Hi Clara! So great to meet you and thanks for asking this question. I have never built or managed a paid community on Facebook but I'd suggest checking out Ladies Get Paid, who build a massive paid community but on Slack, and Dreamers and Doers, which is another paid membership community that began on FB and has now expanded. Another great paid community on IG, FB etc is Coven Girl Gang. You can study the frequency of their posts, how they are providing value, what content they are offering for free vs paid to get a sense for some best practices! Ultimately, though, you are launching a subscription business. Your role as the host of the community is to offer tangible value every single month so you can retain members and leverage word of mouth to grow the community even further. It is important to track all the right metrics so you know if your trend line around new members + retention is going up or down. You can find some helpful metrics here: https://blogs.oracle.com/modernfinance/6-key-metrics-for-a-subscription-business. They key to retaining those members is adding value, so you may want to do some surveys or member calls to dial into why they are staying, what they're loving about your program, and use those insights to double down on what's working. My other suggestion would be - avoid trying to be everything for everyone. Really hone in on who your core customer is and live to serve and retain them, and if the "wrong" customer ends up joining and churning, that's ok. Figure out the profile of the members who have stuck with you for at least 3 months and continue to build the business around THEM.To find new customers, I would partner with likeminded platforms, brands, communities that are non-competitive and try to get in front of their audiences. Also, use your current member base to do lookalike ads on IG and FB to fill the top of your funnel, and launch a formal sales pipeline of brute force outreach (via DM on IG or Twitter) to personally invite on-target potential customers to join the community. Hope this helps!
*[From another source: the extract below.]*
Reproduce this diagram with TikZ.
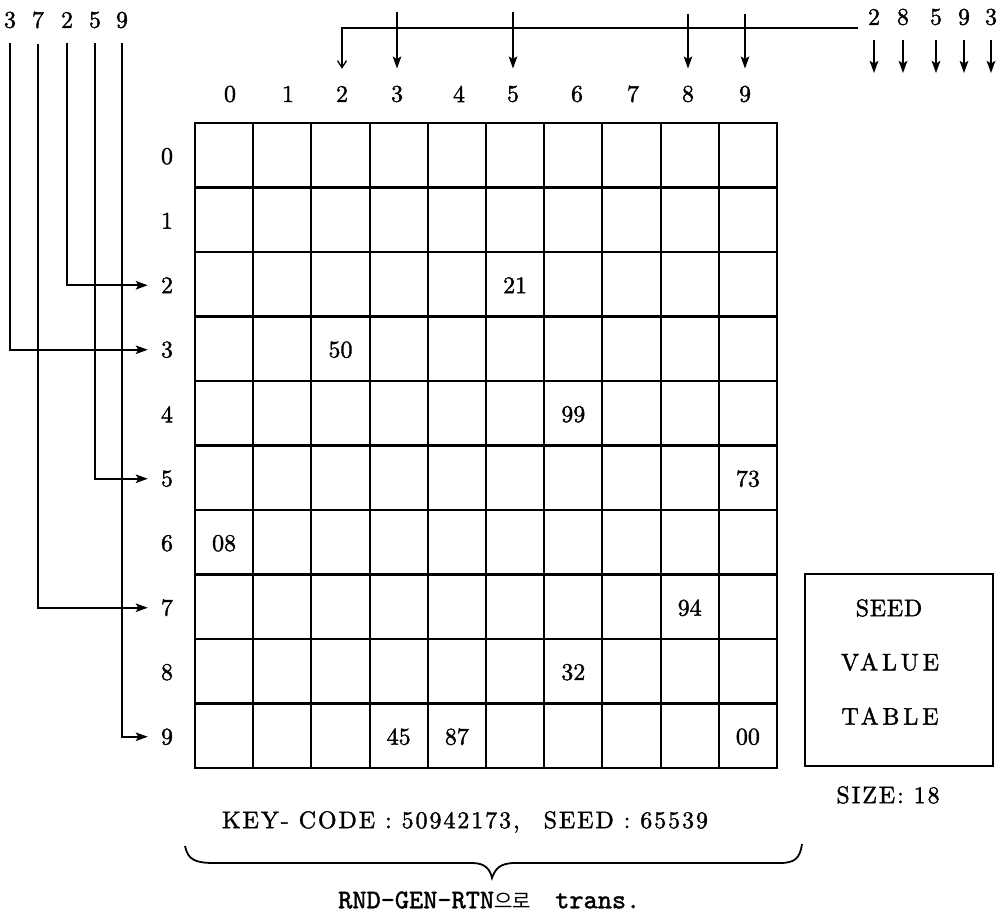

Thank you so much! I will check these platforms! great advice
Hi Ali!! Love that you are doing an AMA. I am a little late to the game, but I am very curious about how you built your trajectory from different experiences. What were your biggest takeaways for Bulletin from your marketing beginnings- and how long did it take you for you to feel comfortable enough with all the metrics, and how did you decide to take the sales job at Contently? Thanks again so much for doing this, and can't wait to check out your book!